I have recently used prodigy's active learning interface for NER and was quite surprised by the fact that my model returns a higher F1 score on the training than the test data (no active learning involved). There is a single and rare entity type in my data (it appears in ~7% of my sentences) so I started by constructing a large collection of rules to get the active learning started. Then I used ner.teach to annotate 3K sentences (63% sentences with entities) and ner.manual to annotate 2K test sentences (7% sentences with entities).
I first divided (80-20%) the 3K training sentences to evaluate the performance on a dev set, and then applied the model to the test set. I realised that F1 on the dev set was around 86% while 79% on the test set.
I was initially expecting a better performance on the test set due to the uncertainty sampling done in active learning, so I was quite surprised by this result. Am I misunderstanding something? Considering that the annotation was done and checked with the same criteria, would you have any ideas on this?
My initial thoughts were: (1) small number of entities on test set = not representative enough? (2) I noticed some entities with the confidence of 1.0 appeared quite often on the annotation when using active learning, is that meant to be? if not, I guess that can be a major cause
You're right that in general one would expect the active learning to result in harder instances in the training data than the rest data, but there can always be situations where we're surprised. For instance, the active learning can end up "stuck" in a case where it's missing some of the most difficult entities, and simply assigning them a near-zero score. In this situation those entities would not be in the actively learnt sample, but they would be in the manually annotated data.

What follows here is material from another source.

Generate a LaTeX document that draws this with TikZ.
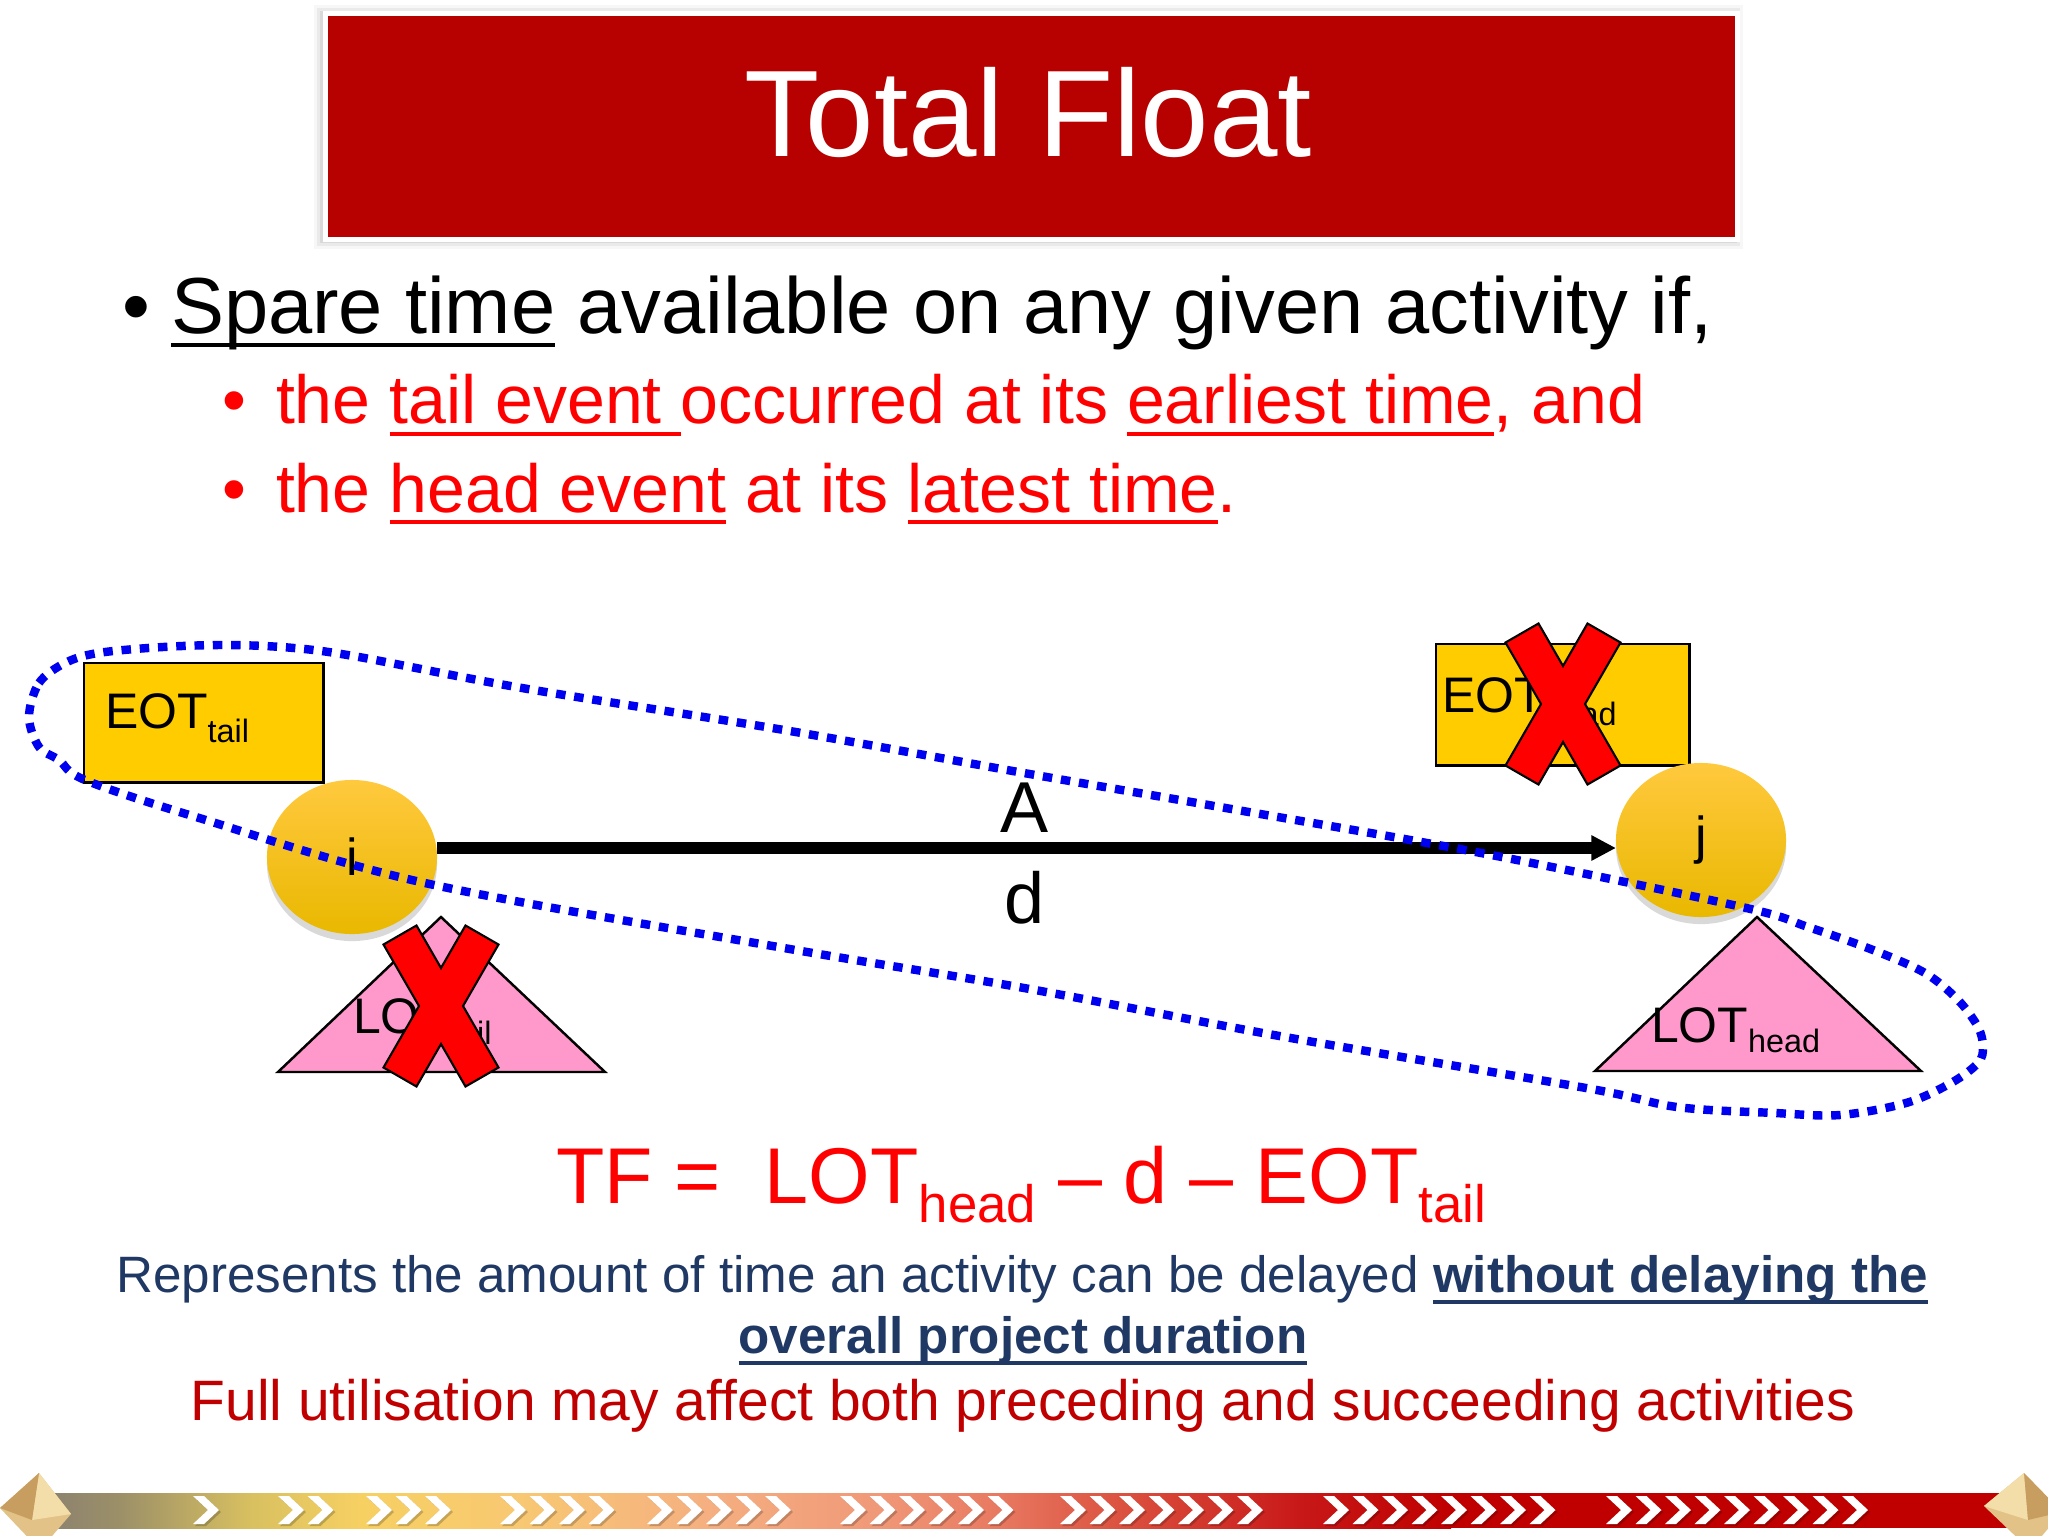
\documentclass[tikz,border=0pt]{standalone}
\usepackage{fontspec}
\setmainfont{Liberation Sans}
\usetikzlibrary{shapes.geometric,arrows.meta,calc,shadows}
\definecolor{titlered}{HTML}{B70000}
\definecolor{evyellow}{HTML}{FFCC00}
\definecolor{evtop}{HTML}{FFC93E}
\definecolor{evbot}{HTML}{E9B800}
\definecolor{pinktri}{HTML}{FF99CC}
\definecolor{navy}{HTML}{1F3864}
\definecolor{darkred}{HTML}{C00000}
\definecolor{dotblue}{HTML}{0000F0}
\definecolor{redtxt}{HTML}{FF0000}
\definecolor{bcA}{HTML}{8A8070}
\definecolor{bcB}{HTML}{9C9068}
\definecolor{bcC}{HTML}{D8C060}
\definecolor{bcD}{HTML}{F7D062}
\definecolor{bcE}{HTML}{F8C872}
\definecolor{bcF}{HTML}{F5B080}
\definecolor{bcG}{HTML}{F09878}
\definecolor{bcH}{HTML}{E87860}
\definecolor{bcI}{HTML}{D84838}
\definecolor{bcJ}{HTML}{C81818}
\definecolor{bcK}{HTML}{C00000}
\definecolor{gemA}{HTML}{E2C286}
\definecolor{gemB}{HTML}{F3DEAA}
\definecolor{gemC}{HTML}{C89E60}
\newcommand\fsz[1]{\fontsize{#1}{#1}\selectfont}
\newsavebox\ulbox
\newcommand\ulx[3]{\sbox\ulbox{#3}\rlap{\rule[-#2]{\wd\ulbox}{#1}}\usebox\ulbox}
\begin{document}
\begin{tikzpicture}[x=0.01cm,y=-0.01cm,
  txt/.style={inner sep=0pt, outer sep=0pt},
  evbox/.style={draw=black, line width=0.7pt, fill=evyellow, inner sep=0pt, anchor=north west},
  evtri/.style={draw=black, line width=0.7pt, fill=pinktri, line join=miter},
  evnode/.style={ellipse, inner sep=0pt, outer sep=0pt, minimum width=1.70cm, minimum height=1.54cm,
     top color=evtop, bottom color=evbot, draw=none,
     drop shadow={shadow xshift=0pt, shadow yshift=-2pt, opacity=0.15, fill=black}},
  xmark/.style={fill=red, draw=black, line width=0.6pt, line join=miter},
  actarrow/.style={line width=3.4pt, -{Triangle[length=7pt,width=6.8pt]}},
  dotline/.style={dotblue, line width=2.4pt, dash pattern=on 2.7pt off 2.5pt},
  chev/.style={fill=white},
  redx/.pic={\path[xmark] (-57.5,-61.5) -- (-24.5,-80.5) -- (0,-38) -- (24.5,-80.5) -- (57.5,-61.5) -- (22,0)
      -- (57.5,61.5) -- (24.5,80.5) -- (0,38) -- (-24.5,80.5) -- (-57.5,61.5) -- (-22,0) -- cycle;}
]
\useasboundingbox (0,0) rectangle (2048,1536);
\fill[white] (0,0) rectangle (2048,1536);

% title
\foreach \d/\o in {9/0.03,6/0.05,3/0.07}
  \fill[black, opacity=\o] (323-\d,11-\d+3) rectangle (1734+\d,237+\d+3);
\node[draw=white, line width=1.5pt, fill=titlered, minimum width=14.11cm, minimum height=2.26cm,
      anchor=north west, inner sep=0pt] (titlebox) at (323,11) {};
\node[txt, anchor=base, text=white, font=\fsz{35pt}] (title) at (1028,156) {Total Float};

% bullets
\node[txt, anchor=base west, font=\fsz{22.6pt}] (b1) at (122,333) {•};
\node[txt, anchor=base west, font=\fsz{22.6pt}] (l1) at (171,333) {\ulx{1.1pt}{4pt}{Spare time} available on any given activity if,};
\node[txt, anchor=base west, text=redtxt, font=\fsz{19.35pt}] (b2) at (222,423) {•};
\node[txt, anchor=base west, text=redtxt, font=\fsz{19.35pt}] (l2) at (276,423) {the \ulx{1.1pt}{3.7pt}{tail event }occurred at its \ulx{1.1pt}{3.7pt}{earliest time}, and};
\node[txt, anchor=base west, text=redtxt, font=\fsz{19.35pt}] (b3) at (222,512) {•};
\node[txt, anchor=base west, text=redtxt, font=\fsz{19.35pt}] (l3) at (276,512) {the \ulx{1.1pt}{3.5pt}{head event} at its \ulx{1.1pt}{3.5pt}{latest time}.};

% event boxes
\node[evbox, minimum width=2.39cm, minimum height=1.19cm] (eotTbox) at (83,662) {};
\node[txt, anchor=base west, font=\fsz{14.2pt}] (eotT) at (105,728) {EOT\raisebox{-4pt}{\fsz{9.2pt}tail}};
\node[evbox, minimum width=2.53cm, minimum height=1.21cm] (eotHbox) at (1435,643) {};
\node[txt, anchor=base west, font=\fsz{14.2pt}] (eotH) at (1442,712) {EOT\raisebox{-3.7pt}{\fsz{9.2pt}head}};

% triangles
\coordinate (tlA) at (441,917);
\coordinate (thA) at (1757,917);
\path[evtri] (278,1072) -- (605,1072) -- (tlA) -- cycle;
\node[txt, anchor=base west, font=\fsz{14.2pt}] (lotT) at (353,1033) {LOT\raisebox{-3.4pt}{\fsz{9.2pt}tail}};
\path[evtri] (1595,1071) -- (1921,1071) -- (thA) -- cycle;
\node[txt, anchor=base west, font=\fsz{14.2pt}] (lotH) at (1651,1042) {LOT\raisebox{-3.1pt}{\fsz{9.2pt}head}};

% events
\node[evnode, font=\fsz{14.8pt}] (i) at (352,857) {i};
\node[evnode, font=\fsz{14.8pt}] (j) at (1701,840) {j};

% activity arrow
\coordinate (ay) at (0,848);
\draw[actarrow] (i.east |- ay) -- (j.west |- ay);
\node[txt, anchor=base, font=\fsz{20.5pt}] (alab) at (1025,832) {A};
\node[txt, anchor=base, font=\fsz{20.5pt}] (dlab) at (1025,923) {d};

% dotted outline
\draw[dotline] plot[smooth cycle, tension=0.55] coordinates {
 (29,717) (39,683) (65,663) (98,653) (163,647) (229,645) (294,648) (359,657) (522,688) (784,730)
 (1024,773) (1220,807) (1481,853) (1742,907) (1808,927) (1873,950) (1925,973) (1958,1000) (1978,1027)
 (1983,1047) (1978,1063) (1951,1083) (1906,1103) (1840,1115) (1775,1113) (1677,1107) (1586,1088)
 (1285,1037) (1024,988) (784,948) (425,883) (196,817) (85,780) (59,760) (39,747)};

% crosses
\pic at (1563,704) {redx};
\pic at (441,1006) {redx};

% formula and notes
\node[txt, anchor=base west, text=redtxt, font=\fsz{22.5pt}] (tf) at (556,1203)
  {TF = \ LOT\raisebox{-5.4pt}{\fsz{15pt}head} – d – EOT\raisebox{-5.4pt}{\fsz{15pt}tail}};
\node[txt, anchor=base, text=navy, font=\fsz{14.55pt}] (rep1) at (1022,1292)
  {Represents the amount of time an activity can be delayed {\bfseries\ulx{1pt}{3.4pt}{without delaying the}}};
\node[txt, anchor=base, text=navy, font=\fsz{14.55pt}] (rep2) at (1023,1353)
  {\bfseries\ulx{1pt}{3.4pt}{overall project duration}};
\node[txt, anchor=base, text=darkred, font=\fsz{16.2pt}] (full) at (1023,1420)
  {Full utilisation may affect both preceding and succeeding activities};

% bottom bar
\shade[left color=bcA, right color=bcB] (39,1493) rectangle (121,1528);
\shade[left color=bcB, right color=bcC] (120,1493) rectangle (251,1528);
\shade[left color=bcC, right color=bcD] (250,1493) rectangle (361,1528);
\shade[left color=bcD, right color=bcE] (360,1493) rectangle (521,1528);
\shade[left color=bcE, right color=bcF] (520,1493) rectangle (701,1528);
\shade[left color=bcF, right color=bcG] (700,1493) rectangle (881,1528);
\shade[left color=bcG, right color=bcH] (880,1493) rectangle (1001,1528);
\shade[left color=bcH, right color=bcI] (1000,1493) rectangle (1151,1528);
\shade[left color=bcI, right color=bcJ] (1150,1493) rectangle (1301,1528);
\shade[left color=bcJ, right color=bcK] (1300,1493) rectangle (1451,1528);
\fill[bcK] (1450,1493) rectangle (2012,1528);
\foreach \g/\s in {1/193,2/278,3/366,4/500,5/647,6/840,7/1060,8/1323,9/1606} {
  \foreach \k in {1,...,\g} {
    \fill[black, opacity=0.2, shift={(\s+\k*29.5-29.5+2,1512)}] (0,-14) -- (11,-14) -- (26,0) -- (11,14) -- (0,14) -- (15,0) -- cycle;
    \fill[chev, shift={(\s+\k*29.5-29.5,1510)}] (0,-14) -- (11,-14) -- (26,0) -- (11,14) -- (0,14) -- (15,0) -- cycle;
  }
}
% gems
\fill[gemA] (39,1473) -- (71,1514) -- (40,1550) -- (0,1508) -- cycle;
\fill[gemB] (39,1473) -- (71,1514) -- (32,1520) -- cycle;
\fill[gemC] (39,1473) -- (32,1520) -- (0,1508) -- cycle;
\fill[gemA] (2024,1473) -- (2062,1512) -- (2030,1550) -- (1984,1506) -- cycle;
\fill[gemB] (2024,1473) -- (2028,1520) -- (1984,1506) -- cycle;
\fill[gemC] (2024,1473) -- (2062,1512) -- (2028,1520) -- cycle;
\end{tikzpicture}
\end{document}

Active learning works better when precision is more difficult than recall, for instance if you have some ambiguous words that might be entities but sometimes aren't. It's less good when you have a wide spread of cases that are difficult to identify as candidates based on their surface form, as the model may never learn to assign these partial probability.
If the active learning isn't working well, I would suggest using the ner.correct recipe to still get some assistance from the model, while maintaining the flexibility to make sure you don't miss any of the cases.
Thanks a lot for your detailed answer. The situation you described does make a lot of sense, especially since some of the initial rules I generated to pre-train the model for active learning might not be enough to give high similarity with some of our entity mention types - and those might be assigned a near-zero score.
I guess there is still a benefit on having used active learning since the number and diversity of entities on the training data is now much higher than having annotated sentences from the raw text - where entities only appear in 7% of sentences.
The ner.correct approach sounds like a very good way to move forward and also allow for comparison between training data: active learning / raw annotation/ combination.
Thank you very much for your answer and congratulations on the amazing work you are all doing at Explosion AI!